■ WRITTEN PROBLEM: From the entries below, copy every line holding the word "that".

■ DATA SUPPLIED:
______________________________
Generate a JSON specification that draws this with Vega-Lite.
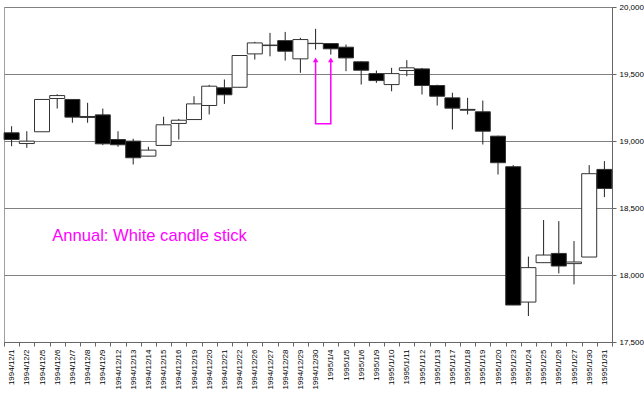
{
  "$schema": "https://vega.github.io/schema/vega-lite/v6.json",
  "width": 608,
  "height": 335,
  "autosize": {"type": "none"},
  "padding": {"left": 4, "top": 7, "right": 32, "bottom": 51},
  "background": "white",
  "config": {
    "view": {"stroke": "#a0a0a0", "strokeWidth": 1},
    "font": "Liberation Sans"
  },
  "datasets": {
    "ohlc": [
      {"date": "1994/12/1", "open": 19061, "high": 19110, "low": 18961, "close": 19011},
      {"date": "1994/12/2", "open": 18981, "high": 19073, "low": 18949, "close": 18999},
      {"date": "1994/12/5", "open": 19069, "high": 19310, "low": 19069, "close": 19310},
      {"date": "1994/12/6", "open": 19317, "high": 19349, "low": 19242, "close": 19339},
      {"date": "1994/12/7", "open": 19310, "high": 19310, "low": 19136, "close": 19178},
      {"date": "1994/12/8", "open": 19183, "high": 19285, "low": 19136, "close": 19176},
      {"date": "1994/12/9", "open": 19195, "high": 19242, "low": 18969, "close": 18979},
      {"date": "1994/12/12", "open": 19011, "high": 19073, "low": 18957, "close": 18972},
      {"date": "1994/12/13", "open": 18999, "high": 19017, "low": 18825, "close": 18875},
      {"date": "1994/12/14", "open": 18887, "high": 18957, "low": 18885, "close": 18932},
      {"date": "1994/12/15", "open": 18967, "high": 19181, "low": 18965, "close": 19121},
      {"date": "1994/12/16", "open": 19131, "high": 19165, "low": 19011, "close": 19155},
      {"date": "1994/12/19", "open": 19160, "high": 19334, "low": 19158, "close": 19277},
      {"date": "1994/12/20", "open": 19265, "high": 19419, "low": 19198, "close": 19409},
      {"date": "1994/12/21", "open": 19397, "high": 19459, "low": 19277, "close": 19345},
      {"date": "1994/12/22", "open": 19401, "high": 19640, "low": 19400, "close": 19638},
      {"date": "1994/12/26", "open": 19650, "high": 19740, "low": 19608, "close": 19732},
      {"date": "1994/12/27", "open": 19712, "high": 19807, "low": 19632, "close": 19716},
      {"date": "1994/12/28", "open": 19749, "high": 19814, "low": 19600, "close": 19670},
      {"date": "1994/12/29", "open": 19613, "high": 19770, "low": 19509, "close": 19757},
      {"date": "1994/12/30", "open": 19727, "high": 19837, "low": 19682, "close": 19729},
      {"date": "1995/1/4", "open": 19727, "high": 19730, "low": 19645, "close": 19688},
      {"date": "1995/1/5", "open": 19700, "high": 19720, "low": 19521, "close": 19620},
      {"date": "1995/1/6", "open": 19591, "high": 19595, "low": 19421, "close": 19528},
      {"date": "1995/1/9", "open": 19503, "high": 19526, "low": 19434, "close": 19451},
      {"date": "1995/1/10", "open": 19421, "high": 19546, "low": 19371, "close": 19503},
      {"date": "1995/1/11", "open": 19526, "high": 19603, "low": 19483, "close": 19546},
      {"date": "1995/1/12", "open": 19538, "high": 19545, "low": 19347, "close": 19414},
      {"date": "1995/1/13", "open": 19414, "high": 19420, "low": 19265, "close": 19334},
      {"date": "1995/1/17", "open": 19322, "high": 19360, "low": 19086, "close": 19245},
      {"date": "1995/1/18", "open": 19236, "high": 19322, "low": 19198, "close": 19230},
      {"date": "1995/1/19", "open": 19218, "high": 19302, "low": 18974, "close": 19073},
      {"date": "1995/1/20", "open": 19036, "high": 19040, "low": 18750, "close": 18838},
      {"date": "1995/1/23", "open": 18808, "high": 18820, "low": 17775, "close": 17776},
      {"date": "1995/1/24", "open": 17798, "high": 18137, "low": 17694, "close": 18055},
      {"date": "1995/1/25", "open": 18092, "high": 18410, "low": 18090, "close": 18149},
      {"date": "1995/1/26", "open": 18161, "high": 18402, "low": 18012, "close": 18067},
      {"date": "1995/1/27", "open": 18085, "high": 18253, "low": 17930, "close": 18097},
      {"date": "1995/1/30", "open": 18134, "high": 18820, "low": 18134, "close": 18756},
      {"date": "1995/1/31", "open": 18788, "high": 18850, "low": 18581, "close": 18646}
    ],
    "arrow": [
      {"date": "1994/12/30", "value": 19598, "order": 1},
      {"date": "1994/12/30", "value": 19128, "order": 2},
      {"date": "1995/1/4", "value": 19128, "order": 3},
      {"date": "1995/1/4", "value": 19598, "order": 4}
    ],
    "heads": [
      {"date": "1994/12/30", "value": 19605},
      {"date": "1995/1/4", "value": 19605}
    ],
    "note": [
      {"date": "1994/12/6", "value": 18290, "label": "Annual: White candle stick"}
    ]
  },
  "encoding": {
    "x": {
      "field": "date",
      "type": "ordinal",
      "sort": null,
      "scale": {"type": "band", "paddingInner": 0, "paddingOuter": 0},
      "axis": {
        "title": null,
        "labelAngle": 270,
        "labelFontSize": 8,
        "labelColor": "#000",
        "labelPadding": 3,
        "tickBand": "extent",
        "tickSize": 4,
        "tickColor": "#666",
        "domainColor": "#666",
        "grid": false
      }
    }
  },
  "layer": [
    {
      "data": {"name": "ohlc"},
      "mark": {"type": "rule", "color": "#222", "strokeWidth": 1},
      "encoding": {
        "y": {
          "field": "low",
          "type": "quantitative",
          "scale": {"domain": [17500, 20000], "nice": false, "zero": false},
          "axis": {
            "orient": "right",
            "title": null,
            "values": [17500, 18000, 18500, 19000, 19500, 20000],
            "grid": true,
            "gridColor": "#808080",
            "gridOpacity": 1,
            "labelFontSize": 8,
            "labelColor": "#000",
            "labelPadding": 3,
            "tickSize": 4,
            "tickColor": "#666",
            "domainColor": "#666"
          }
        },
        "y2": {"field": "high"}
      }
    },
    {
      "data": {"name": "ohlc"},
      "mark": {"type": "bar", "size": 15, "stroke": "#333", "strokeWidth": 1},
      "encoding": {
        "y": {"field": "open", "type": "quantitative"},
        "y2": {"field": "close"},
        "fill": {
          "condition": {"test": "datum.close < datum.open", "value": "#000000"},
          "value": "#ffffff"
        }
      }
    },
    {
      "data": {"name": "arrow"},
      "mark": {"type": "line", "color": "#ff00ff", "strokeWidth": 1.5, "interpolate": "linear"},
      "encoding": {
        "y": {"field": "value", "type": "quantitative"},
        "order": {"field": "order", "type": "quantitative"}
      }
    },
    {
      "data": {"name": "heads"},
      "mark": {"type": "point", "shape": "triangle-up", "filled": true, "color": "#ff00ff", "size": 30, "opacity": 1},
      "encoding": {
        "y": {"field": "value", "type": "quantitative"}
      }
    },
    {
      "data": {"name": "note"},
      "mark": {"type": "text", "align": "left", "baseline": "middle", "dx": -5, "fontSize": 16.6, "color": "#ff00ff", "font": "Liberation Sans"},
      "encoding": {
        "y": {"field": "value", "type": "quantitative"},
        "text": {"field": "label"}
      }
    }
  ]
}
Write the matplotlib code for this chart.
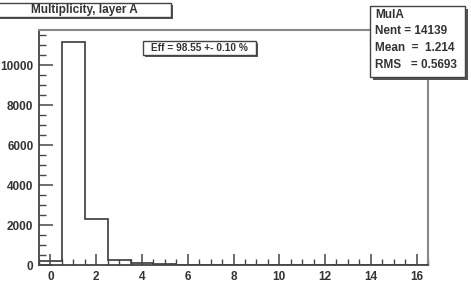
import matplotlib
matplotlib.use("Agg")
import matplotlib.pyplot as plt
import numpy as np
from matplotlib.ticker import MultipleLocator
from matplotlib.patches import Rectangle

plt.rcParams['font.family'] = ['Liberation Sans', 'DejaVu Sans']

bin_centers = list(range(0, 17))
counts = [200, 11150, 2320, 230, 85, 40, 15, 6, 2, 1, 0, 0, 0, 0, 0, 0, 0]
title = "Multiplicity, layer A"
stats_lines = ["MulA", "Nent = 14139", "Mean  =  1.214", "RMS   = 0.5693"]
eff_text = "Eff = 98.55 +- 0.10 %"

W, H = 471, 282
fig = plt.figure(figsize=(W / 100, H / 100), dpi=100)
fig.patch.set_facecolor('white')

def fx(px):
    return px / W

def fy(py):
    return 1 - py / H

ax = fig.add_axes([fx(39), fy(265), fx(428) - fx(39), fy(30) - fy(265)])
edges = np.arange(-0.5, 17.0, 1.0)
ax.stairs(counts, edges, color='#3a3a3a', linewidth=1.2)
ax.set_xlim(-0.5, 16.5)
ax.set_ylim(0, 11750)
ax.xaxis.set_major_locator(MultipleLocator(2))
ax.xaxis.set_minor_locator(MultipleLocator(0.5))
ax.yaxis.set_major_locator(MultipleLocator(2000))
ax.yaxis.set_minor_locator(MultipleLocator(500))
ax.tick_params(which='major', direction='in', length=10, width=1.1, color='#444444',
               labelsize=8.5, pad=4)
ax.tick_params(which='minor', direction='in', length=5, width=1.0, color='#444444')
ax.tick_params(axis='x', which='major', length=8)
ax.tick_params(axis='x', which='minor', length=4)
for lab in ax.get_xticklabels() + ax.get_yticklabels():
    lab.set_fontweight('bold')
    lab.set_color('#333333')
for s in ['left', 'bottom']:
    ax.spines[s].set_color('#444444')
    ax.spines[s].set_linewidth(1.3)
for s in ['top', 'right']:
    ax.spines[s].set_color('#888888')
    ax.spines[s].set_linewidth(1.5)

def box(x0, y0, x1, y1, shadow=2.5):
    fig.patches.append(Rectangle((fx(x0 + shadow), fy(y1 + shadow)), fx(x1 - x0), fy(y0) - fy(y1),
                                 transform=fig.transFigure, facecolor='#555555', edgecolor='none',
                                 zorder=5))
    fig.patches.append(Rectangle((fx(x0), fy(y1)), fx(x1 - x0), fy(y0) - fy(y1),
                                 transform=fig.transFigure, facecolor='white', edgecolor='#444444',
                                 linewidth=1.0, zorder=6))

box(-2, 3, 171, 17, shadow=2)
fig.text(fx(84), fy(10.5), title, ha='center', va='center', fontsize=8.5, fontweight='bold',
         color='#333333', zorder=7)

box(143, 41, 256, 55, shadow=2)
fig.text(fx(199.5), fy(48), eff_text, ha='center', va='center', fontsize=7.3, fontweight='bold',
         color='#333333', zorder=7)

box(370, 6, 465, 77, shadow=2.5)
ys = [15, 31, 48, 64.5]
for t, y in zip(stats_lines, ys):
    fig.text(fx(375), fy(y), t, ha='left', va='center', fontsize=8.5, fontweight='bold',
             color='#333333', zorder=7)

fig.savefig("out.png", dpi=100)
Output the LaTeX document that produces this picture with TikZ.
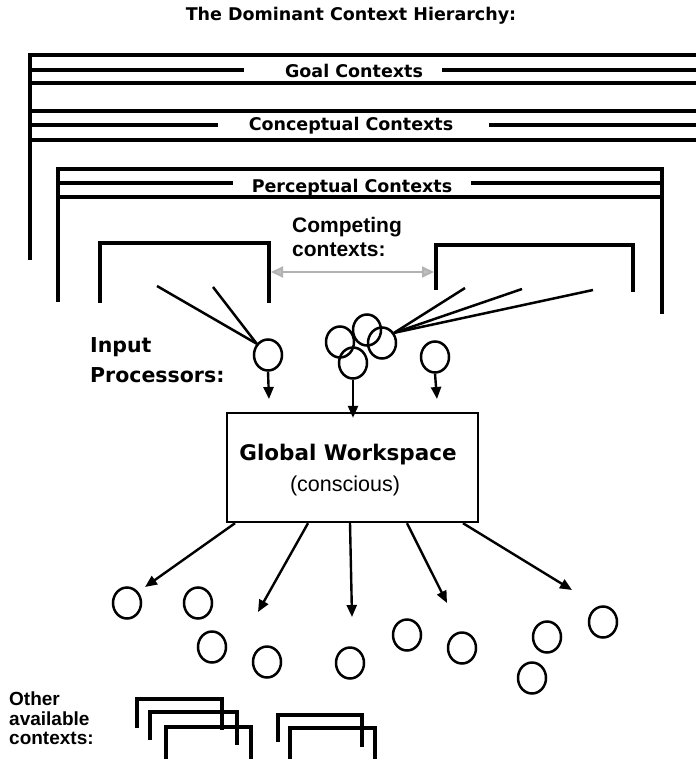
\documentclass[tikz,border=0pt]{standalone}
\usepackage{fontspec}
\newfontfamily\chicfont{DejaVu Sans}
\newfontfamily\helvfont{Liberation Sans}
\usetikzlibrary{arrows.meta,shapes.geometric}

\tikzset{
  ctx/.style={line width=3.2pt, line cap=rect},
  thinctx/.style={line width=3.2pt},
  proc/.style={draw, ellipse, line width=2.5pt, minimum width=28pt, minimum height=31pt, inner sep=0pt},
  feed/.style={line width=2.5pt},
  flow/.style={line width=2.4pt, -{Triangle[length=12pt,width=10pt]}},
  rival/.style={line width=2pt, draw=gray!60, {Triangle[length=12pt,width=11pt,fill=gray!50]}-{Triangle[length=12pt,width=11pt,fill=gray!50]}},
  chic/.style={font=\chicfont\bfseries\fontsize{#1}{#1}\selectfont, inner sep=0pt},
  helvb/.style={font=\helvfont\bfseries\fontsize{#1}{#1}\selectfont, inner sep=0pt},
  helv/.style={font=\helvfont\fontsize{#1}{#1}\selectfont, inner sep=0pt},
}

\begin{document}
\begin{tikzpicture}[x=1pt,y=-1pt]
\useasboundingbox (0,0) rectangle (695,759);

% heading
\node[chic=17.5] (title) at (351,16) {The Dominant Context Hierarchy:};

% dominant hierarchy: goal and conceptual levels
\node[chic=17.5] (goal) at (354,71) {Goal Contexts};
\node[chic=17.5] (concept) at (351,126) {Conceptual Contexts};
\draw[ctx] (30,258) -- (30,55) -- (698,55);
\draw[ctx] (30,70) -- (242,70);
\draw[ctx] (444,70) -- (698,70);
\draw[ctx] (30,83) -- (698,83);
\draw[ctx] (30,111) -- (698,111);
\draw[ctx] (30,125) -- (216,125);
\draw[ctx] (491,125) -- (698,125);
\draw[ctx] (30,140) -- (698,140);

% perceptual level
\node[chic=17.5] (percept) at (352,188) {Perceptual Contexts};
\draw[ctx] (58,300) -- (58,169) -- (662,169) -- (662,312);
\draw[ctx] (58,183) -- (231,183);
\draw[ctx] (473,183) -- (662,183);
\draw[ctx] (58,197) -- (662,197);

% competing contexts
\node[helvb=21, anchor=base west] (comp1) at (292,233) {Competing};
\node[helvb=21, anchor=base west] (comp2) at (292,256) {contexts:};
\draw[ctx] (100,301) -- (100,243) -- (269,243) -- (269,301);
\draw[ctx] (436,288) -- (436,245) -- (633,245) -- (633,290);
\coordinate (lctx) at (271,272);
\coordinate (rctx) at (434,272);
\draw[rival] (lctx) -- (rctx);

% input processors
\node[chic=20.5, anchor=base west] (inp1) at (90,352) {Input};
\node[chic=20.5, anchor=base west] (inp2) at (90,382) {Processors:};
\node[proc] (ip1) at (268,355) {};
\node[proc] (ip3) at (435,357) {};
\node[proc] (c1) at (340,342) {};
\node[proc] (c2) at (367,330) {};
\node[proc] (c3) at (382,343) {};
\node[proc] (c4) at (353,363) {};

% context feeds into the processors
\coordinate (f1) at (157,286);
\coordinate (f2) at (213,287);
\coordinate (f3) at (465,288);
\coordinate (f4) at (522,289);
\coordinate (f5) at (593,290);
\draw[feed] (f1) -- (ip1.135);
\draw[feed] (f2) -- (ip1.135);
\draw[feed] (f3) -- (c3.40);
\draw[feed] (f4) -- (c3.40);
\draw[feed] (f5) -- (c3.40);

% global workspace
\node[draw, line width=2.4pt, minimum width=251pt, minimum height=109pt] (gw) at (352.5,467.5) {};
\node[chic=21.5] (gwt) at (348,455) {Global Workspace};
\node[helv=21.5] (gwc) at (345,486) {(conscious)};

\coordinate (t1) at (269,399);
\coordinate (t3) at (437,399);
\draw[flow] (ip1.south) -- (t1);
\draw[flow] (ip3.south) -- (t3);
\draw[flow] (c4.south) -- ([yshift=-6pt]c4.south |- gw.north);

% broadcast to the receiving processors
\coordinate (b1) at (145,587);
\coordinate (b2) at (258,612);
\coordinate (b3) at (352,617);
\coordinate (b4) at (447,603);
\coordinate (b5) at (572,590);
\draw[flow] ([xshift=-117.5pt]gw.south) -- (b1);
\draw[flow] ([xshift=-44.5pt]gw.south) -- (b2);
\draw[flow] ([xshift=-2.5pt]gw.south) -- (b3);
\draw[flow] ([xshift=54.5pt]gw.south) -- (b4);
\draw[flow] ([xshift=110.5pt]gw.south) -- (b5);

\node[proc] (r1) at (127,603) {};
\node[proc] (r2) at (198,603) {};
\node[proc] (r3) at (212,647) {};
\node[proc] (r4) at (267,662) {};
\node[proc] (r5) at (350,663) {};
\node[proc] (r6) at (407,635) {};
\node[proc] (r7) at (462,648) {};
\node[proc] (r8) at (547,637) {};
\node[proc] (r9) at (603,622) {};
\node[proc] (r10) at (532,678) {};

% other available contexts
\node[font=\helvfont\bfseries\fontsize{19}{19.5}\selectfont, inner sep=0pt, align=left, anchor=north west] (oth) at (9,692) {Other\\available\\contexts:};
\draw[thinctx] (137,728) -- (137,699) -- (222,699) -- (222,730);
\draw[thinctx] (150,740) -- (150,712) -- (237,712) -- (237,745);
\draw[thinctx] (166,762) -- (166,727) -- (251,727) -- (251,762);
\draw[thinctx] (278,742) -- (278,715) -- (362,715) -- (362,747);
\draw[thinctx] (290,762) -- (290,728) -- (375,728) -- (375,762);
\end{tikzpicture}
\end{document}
______________________________
■ EXPECTED ANSWER:
Generate a JSON specification that draws this with Vega-Lite.
Output the LaTeX document that produces this picture with TikZ.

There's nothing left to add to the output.